The goal of this young researcher project is to devise an efficient multi-scale vectorial representation, which would structure the content of large-scale satellite images. More specifically, we seek a novel effective representation for large-scale satellite images, that would be generic, i.e., applicable for images worldwide and for a wide range of applications, and structure-preserving, i.e. best representing the meaningful objects in the image scene. To address this challenge, we plan to bridge the gap between advanced machine learning and geometric modeling tools to devise a multi-resolution vector-based representation, together with the methods for its effective generation and manipulation. Total budget: 225 KE for TITANE. The PhD thesis of Nicolas Girard is funded by this project which started in October 2017, for a total duration of 4 years.
The goal of the project is to study the properties of seismic faults, using advanced math tools including learning approaches.
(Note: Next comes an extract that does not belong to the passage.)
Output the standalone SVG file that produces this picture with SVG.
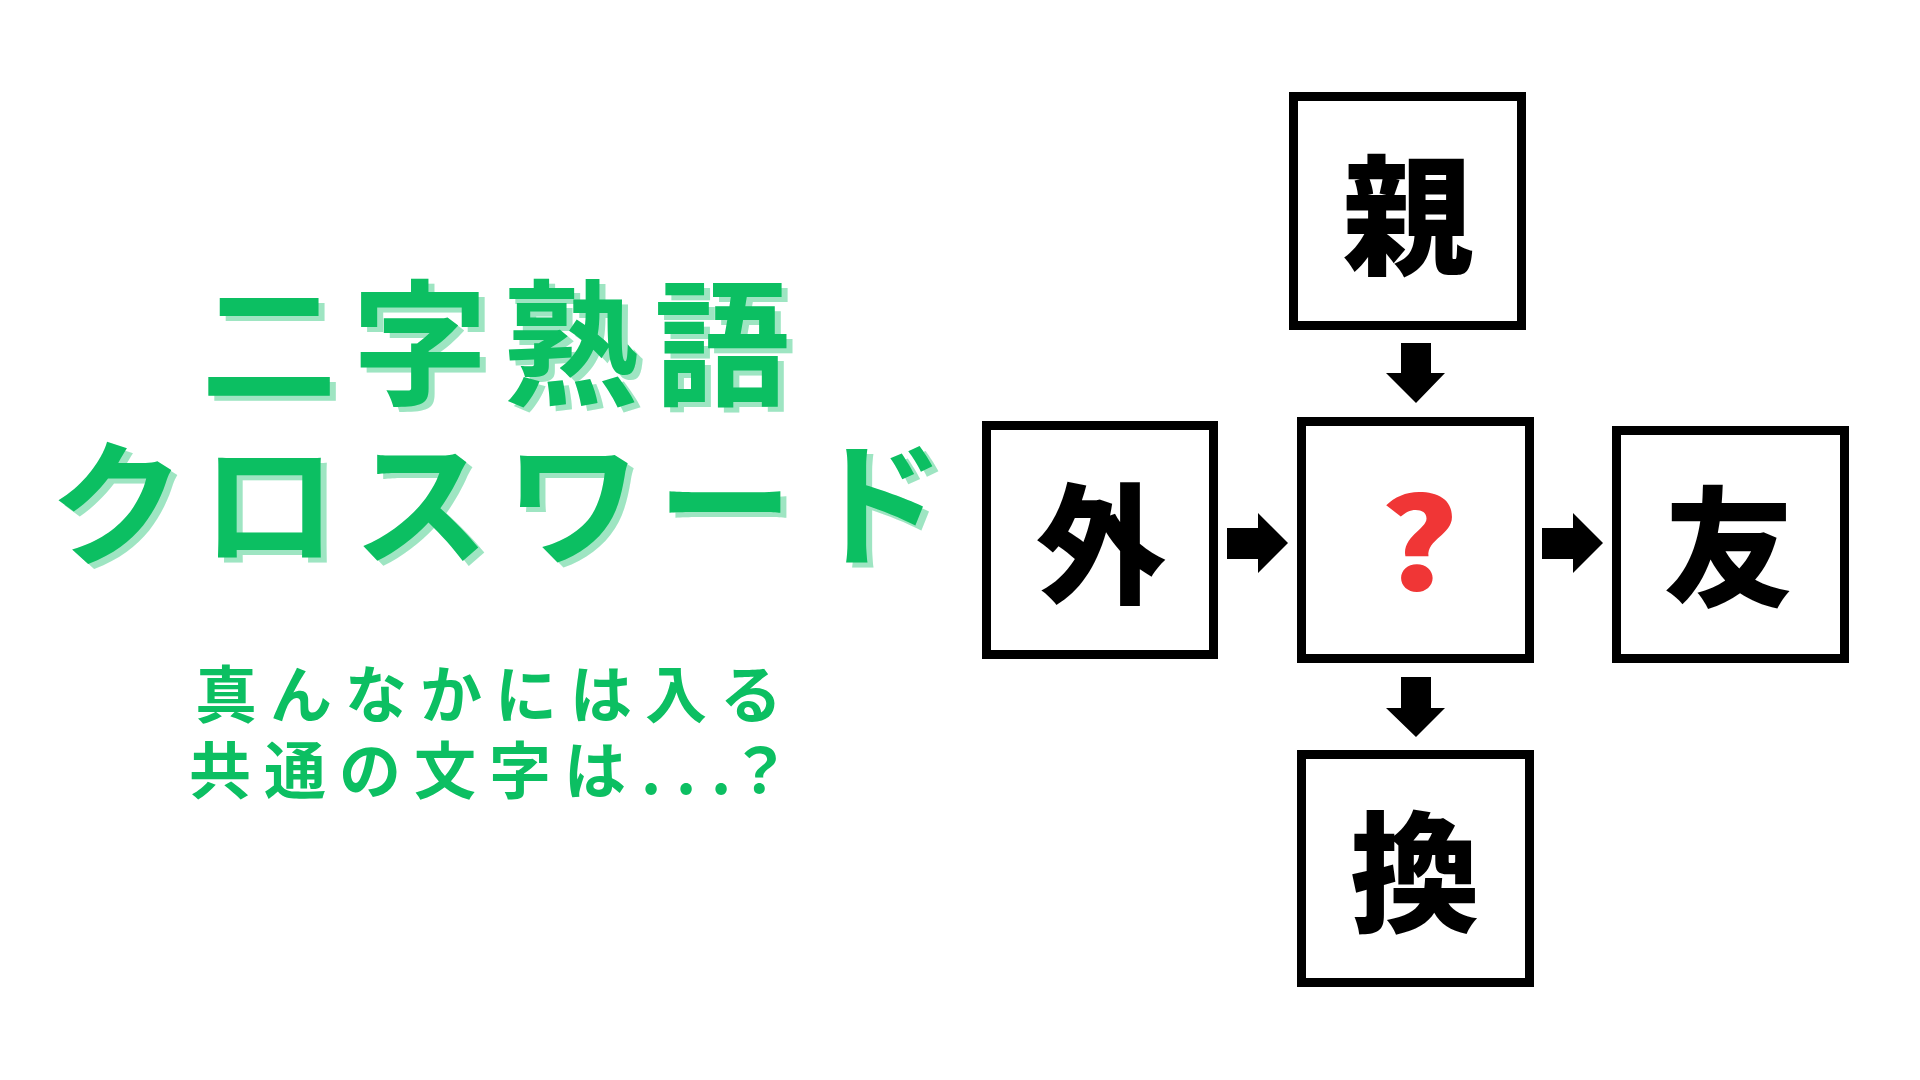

The project is in collaboration with Geoazur lab (coordinator), Arizona State University, CALTECH, Ecole Centrale Paris, ENS Paris, ETH Zurich, Geosciences Montpellier, IFSTTAR, IPGP Paris, IRSN Fontenay-aux-Roses, LJAD Nice, UNAVCO Colorado and Pisa University. The PhD thesis of Lionel Matteo is funded by this project which started in October 2017, for a total duration of 4 years.
The BIOM project aims at automatic, simultaneous indoor and outdoor modeling of buildings from images and dense point clouds. We want to achieve a complete, geometrically accurate, semantically annotated but nonetheless lean 3D CAD representation of buildings and objects they contain in the form of a Building Information Models (BIM) that will help manage buildings in all their life cycle (renovation, simulation, deconstruction). The project is in collaboration with IGN (coordinator), Ecole des Ponts Paristech, CSTB and INSA-ICube. Total budget: 723 KE, 150 KE for TITANE. The PhD thesis of Muxingzi Li is funded by this project which started in February 2018, for a total duration of 4 years.
TITANE organized the JFIG (Journées Françaises d'Informatique Graphique), in collaboration with the GRAPHDECO Inria team and Mediacoding team from I3S (CNRS).
Pierre Alliez is a member of the Steering Committees of the EUROGRAPHICS Symposium on Geometry Processing, EUROGRAPHICS Workshop on Graphics and Cultural Heritage and Executive Board Member for the Solid Modeling Association.